Optimal design and operation of Photovoltage distributed generators and shunt compensators for the Vietnam alternative current distribution network to reduce annual energy loss

This study presents the application of two novel meta-heuristic algorithms, including the Fungal Growth Optimizer (FGO) and Animated Oat Optimization Algorithm (AOO), to optimize the placement of DGs and SCBs for power loss reduction in three alternative current distribution networks (ACDNs), including a practical ACDN with 55 nodes in Vietnam, besides the two IEEE standard ACDNs. In the study, placement of DGs and SCBs on the three grids is conducted in two phases, including the designing phase and the operational phase. In the designing phase, DGs and SCBs were optimized in their placement on the grids by the two algorithms in various scenarios with different DG configurations. The results achieved through scenarios indicate that AOO completely outperforms FGO in terms of the optimal total active power loss values (TAPL) and the stability of the outputs. Particularly, in the two scenarios conducted on the IEEE 69-node, the TAPL achieved by AOO is better than FGO, 3.65% for the first scenario and 72.28% for the second scenario.
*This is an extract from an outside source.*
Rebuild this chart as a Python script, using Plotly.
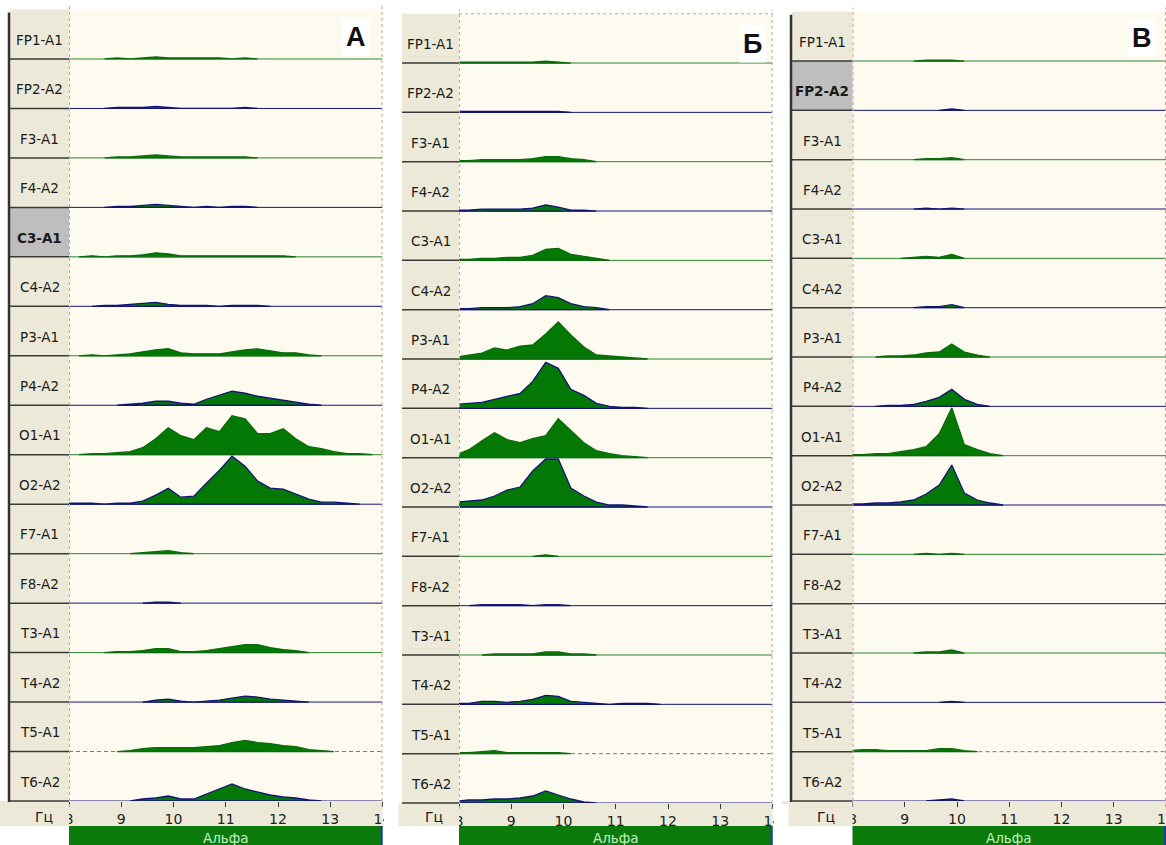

In the other two scenarios conducted on the IEEE 85-node, AOO still proves its high effectiveness over FGO by reaching the better TAPL at 6.02% in Scenario 1 and 44.88% in Scenario 2. Lastly, AOO is continuously superior to FGO in the four scenarios in the Vietnam ACDN, with 55-node by 1.04% in Scenario 1, 19.52% in Scenario 2, 7.07% in Scenario 3, and 69.60% in Scenario 4. Next in the operational phase, AOO is reapplied to optimize the power output of PVDGs and SCBs within an average day of the first month in the four quarters of the year, with load demand variation and dynamic supplied power from PVDGs in four scenarios with different settings of PVDGs and SCBs. The results clearly reveal that the operational Scenario 4 with PVDGs is configured to supply both active and reactive power to the grid, along with SCBs, which offer the best value of energy loss in the three quarters, except for the third one, where the operational Scenario 2 is the most suited for energy loss.